Título: A greve das federais
Autor:
Fonte: O Estado de São Paulo, 12/10/2005, Notas e Informações, p. A3

Das 52 universidades federais, 32 estão paradas. A maioria suspendeu suas atividades nas últimas semanas, mas algumas já estão em greve há quase dois meses. O motivo é o mesmo de sempre, ou seja, reivindicação de aumento salarial. Os professores pleiteiam um reajuste linear de 18%, a ser pago este ano, além da incorporação aos vencimentos da gratificação de estímulo à docência e o retorno dos adicionais por tempo de serviço. O governo apresentou duas contrapropostas, que resultariam num reajuste médio de 10%, a ser pago a partir de 2006.

Pela primeira proposta, o Ministério da Educação (MEC) oferece um reajuste de 50% no salário-base por titulação docente (especialista, mestre e doutor).

Atualmente, sem contar gratificações e vantagens funcionais, o salário-base pago nas instituições de ensino superior mantidas pela União é de R$ 701. O salário mais alto é de R$ 1.308.

São valores baixos, quando comparados com os salários de algumas universidades públicas estaduais, das universidades confessionais mais tradicionais e das universidades particulares mais conceituadas.

Pela segunda proposta, o ME C prometeu acolher uma antiga aspiração do Sindicato Nacional dos Docentes do Ensino Superior (Andes), incluindo no plano de carreira das instituições federais o cargo de professor-associado. Atualmente, os professores são divididos em quatro categorias, sendo a mais alta a de titular. No entanto, como o número de professores titulares é fixo e o cargo somente pode ser disputado em concurso de provas e títulos quando houver vaga decorrente de aposentadoria, renúncia ou morte, muitos professores acabam ficando represados na categoria de adjunto. Ou seja, não podem ser promovidos nem em termos funcionais nem em termos financeiros.

Com a criação de mais um cargo, o de professor-associado, como penúltimo degrau da carreira acadêmica, os atuais adjuntos poderiam ter um aumento salarial de 10%.

Para fechar o acordo, o MEC convidou a Sociedade Brasileira para o Progresso da Ciência (SBPC) e o Pró-Ifes - um sindicato criado este ano a partir de uma dissidência da Andes e mais alinhado com o PT - a participar das negociações. Além disso, prometeu destinar R$ 395 milhões, a contar de 2006, à implementação dessas duas propostas. Mas, com receio de que elas fossem rechaçadas pela Andes, dias após essa promessa as autoridades educacionais obtiveram mais R$ 105 milhões do Ministério do Planejamento, totalizando R$ 500 milhões.

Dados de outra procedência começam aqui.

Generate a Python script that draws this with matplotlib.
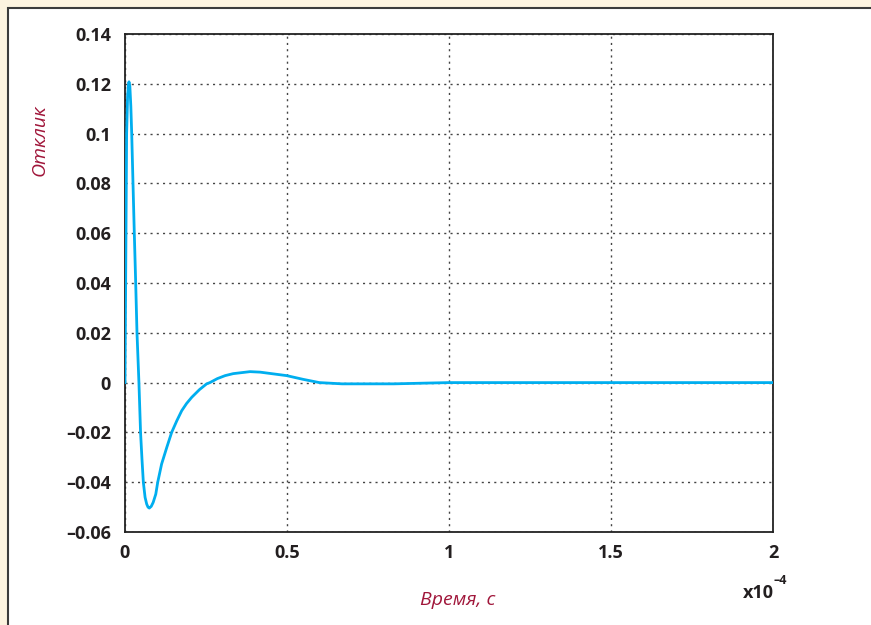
import matplotlib
matplotlib.use("Agg")
import matplotlib.pyplot as plt
from matplotlib.patches import Rectangle
from matplotlib.ticker import FuncFormatter

# time in units of 1e-4 s, response
t_scaled = [0, 0.001, 0.002, 0.003, 0.005, 0.008, 0.0105, 0.0123, 0.015, 0.018,
            0.0207, 0.0247, 0.0287, 0.033, 0.037, 0.043, 0.048, 0.0525, 0.0566,
            0.062, 0.067, 0.071, 0.075, 0.081, 0.087, 0.095, 0.101, 0.113, 0.129,
            0.144, 0.16, 0.175, 0.19, 0.206, 0.23, 0.252, 0.262, 0.285, 0.309,
            0.334, 0.386, 0.417, 0.458, 0.499, 0.55, 0.60, 0.67, 0.75, 0.83,
            0.93, 1.0, 1.5, 2.0]
response = [0, 0.02, 0.04, 0.06, 0.10, 0.115, 0.1195, 0.1208, 0.119, 0.111,
            0.10, 0.08, 0.06, 0.04, 0.02, 0.0, -0.02, -0.031, -0.04,
            -0.0461, -0.0488, -0.0500, -0.0504, -0.0497, -0.0481, -0.0448, -0.04,
            -0.0327, -0.026, -0.02, -0.0153, -0.0113, -0.0084, -0.0059, -0.0028,
            -0.0005, 0.0, 0.0016, 0.0028, 0.0036, 0.0044, 0.0042, 0.0035, 0.0028,
            0.0013, 0.0, -0.0005, -0.0005, -0.0005, -0.0002, 0.0, 0.0, 0.0]

x_ticks = [0, 0.5, 1, 1.5, 2]
y_ticks = [-0.06, -0.04, -0.02, 0, 0.02, 0.04, 0.06, 0.08, 0.1, 0.12, 0.14]

LINE = "#00aeef"
RED = "#a0163a"
DARK = "#231f20"


def fmt(v, pos):
    s = "%g" % round(v, 4)
    return s.replace("-", "\u2013")


fig = plt.figure(figsize=(8.71, 6.25), dpi=100)
fig.patch.set_facecolor("#fcf3df")

# white inner panel with a dark edge on left / top
panel = Rectangle((8 / 871, -0.1), 1.2, 1 - 8 / 625 + 0.1, transform=fig.transFigure,
                  facecolor="white", edgecolor="#3a3a3a", linewidth=1.5, zorder=-10)
fig.patches.append(panel)

ax = fig.add_axes([125 / 871, 93 / 625, 648 / 871, 498 / 625])
ax.set_zorder(5)
ax.plot(t_scaled, response, color=LINE, linewidth=2.0, zorder=3)

ax.set_xlim(0, 2)
ax.set_ylim(-0.06, 0.14)
ax.set_xticks(x_ticks)
ax.set_yticks(y_ticks)
ax.xaxis.set_major_formatter(FuncFormatter(fmt))
ax.yaxis.set_major_formatter(FuncFormatter(fmt))
ax.tick_params(length=0, labelsize=13, colors=DARK)
ax.tick_params(axis="y", pad=10)
ax.tick_params(axis="x", pad=9)
for lbl in ax.get_xticklabels() + ax.get_yticklabels():
    lbl.set_fontweight("bold")
    lbl.set_family("Open Sans")

ax.grid(True, linestyle=(0, (1.5, 3)), color="#444444", linewidth=1.0)
for sp in ax.spines.values():
    sp.set_color("#222222")
    sp.set_linewidth(1.3)

fig.text(40 / 871, 1 - 140 / 625, "Отклик", rotation=90, ha="center", va="center",
         fontsize=14, style="italic", color=RED, family="Open Sans")
fig.text(458 / 871, 1 - 600 / 625, "Время, с", ha="center", va="center",
         fontsize=14, style="italic", color=RED, family="Open Sans")
fig.text(774 / 871, 1 - 593 / 625, "x10", ha="right", va="center",
         fontsize=13, fontweight="bold", color=DARK, family="Open Sans")
fig.text(773 / 871, 1 - 580 / 625, "\u20134", ha="left", va="center",
         fontsize=9, fontweight="bold", color=DARK, family="Open Sans")

fig.savefig("out.png", dpi=100, facecolor=fig.get_facecolor())
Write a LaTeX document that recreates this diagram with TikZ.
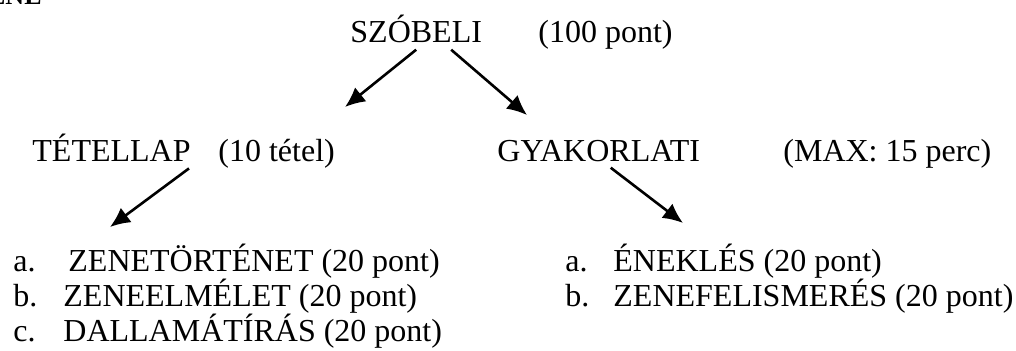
\documentclass[tikz,border=0pt]{standalone}
\usepackage{fontspec}
\setmainfont{Liberation Serif}
\usetikzlibrary{arrows.meta,positioning}

\begin{document}
\begin{tikzpicture}[x=0.5pt,y=-0.5pt,
    txt/.style={anchor=base west,inner sep=0pt,font=\fontsize{16}{18}\selectfont},
    arr/.style={line width=1.3pt,-{Latex[length=10pt,width=9pt]}}]
    \clip (0,0) rectangle (1016,350);
    % cut-off heading at the top edge
    \node[anchor=base east,inner sep=0pt,font=\fontsize{13}{15}\selectfont\bfseries] (head) at (42,4) {ENE};

    \node[txt] (szobeli) at (350,42) {SZÓBELI};
    \node[txt] (pont100) at (538,42) {(100 pont)};

    \node[txt] (tetellap) at (32,161) {TÉTELLAP};
    \node[txt] (tetel10) at (218,161) {(10 tétel)};
    \node[txt] (gyak) at (497,161) {GYAKORLATI};
    \node[txt] (max15) at (783,161) {(MAX: 15 perc)};

    % left list
    \node[txt] (la) at (13,271) {a.};
    \node[txt] (zenetort) at (68,271) {ZENETÖRTÉNET (20 pont)};
    \node[txt] (lb) at (13,306) {b.};
    \node[txt] (zeneelm) at (63,306) {ZENEELMÉLET (20 pont)};
    \node[txt] (lc) at (13,341) {c.};
    \node[txt] (dallam) at (63,341) {DALLAMÁTÍRÁS (20 pont)};

    % right list
    \node[txt] (ra) at (565,271) {a.};
    \node[txt] (enekles) at (613,271) {ÉNEKLÉS (20 pont)};
    \node[txt] (rb) at (565,306) {b.};
    \node[txt] (zenefel) at (613,306) {ZENEFELISMERÉS (20 pont)};

    \coordinate (tipl) at (345,107);
    \coordinate (tipr) at (527,115);
    \coordinate (tipll) at (110,227);
    \coordinate (tiprr) at (683,223);

    \draw[arr] ([yshift=-3.5pt]szobeli.south) -- (tipl);
    \draw[arr] ([xshift=17.5pt,yshift=-3.5pt]szobeli.south) -- (tipr);
    \draw[arr] ([xshift=-1pt,yshift=-3.5pt]tetellap.south east) -- (tipll);
    \draw[arr] ([xshift=6pt,yshift=-3pt]gyak.south) -- (tiprr);
\end{tikzpicture}
\end{document}
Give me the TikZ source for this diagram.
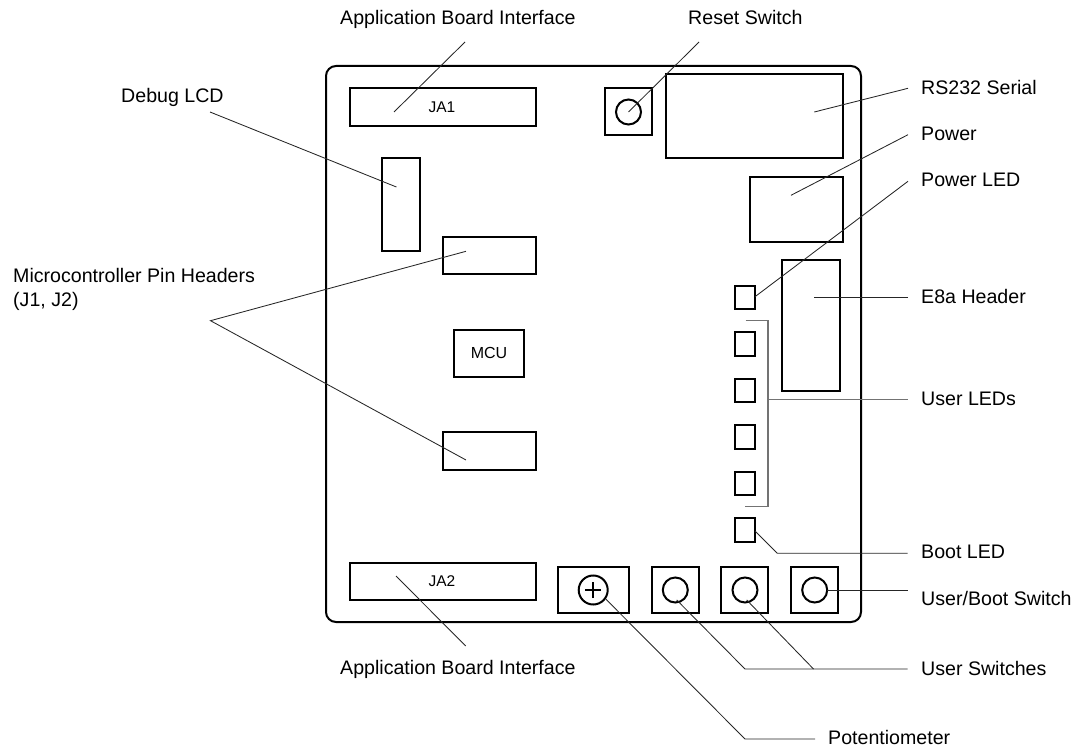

O governo está otimista, confiante em que esses recursos e o apoio político da SBPC e do Pró-Ifes animarão os docentes a retornar às salas de aula. Menos otimista, a diretoria da Andes estima que os professores somente retomarão suas atividades se começarem a receber, ainda este ano, parte do que reivindicam.

Até o momento, a greve não afetou o cronograma escolar de 2005. Mas, se a paralisia durar mais uma semana, as autoridades educacionais prevêem que algumas das universidades federais e dos centros de educação tecnológica mantidos pela União poderão enfrentar problemas para realizar os exames vestibulares no prazo previsto, em dezembro. Se isso ocorrer, o calendário escolar ficará ainda mais confuso. Por causa da greve de 2001, que foi a mais longa de todas, com quase 100 dias de paralisação, e da de 2003, o último semestre letivo se encerrou depois de julho, originariamente mês de férias.

Esse risco poderia ser evitado caso o projeto de autonomia financeira e administrativa das universidades federais concebido pelo governo anterior tivesse vingado.

Por meio dele, cada instituição teria liberdade para definir políticas de carreira e de remuneração conforme seu orçamento e o perfil socioeconômico das regiões onde estão localizadas. Ao mudar as prioridades, o atual governo engavetou aquele projeto e lançou outro, politizando a gestão universitária.

O resultado não poderia ter sido pior. Sem apoio da sociedade, o projeto está parado. Com salários defasados, os docentes da maioria das universidades federais estão de braços cruzados.

E, por causa de disputas corporativas, os grevistas não conseguem chegar a um acordo com o governo.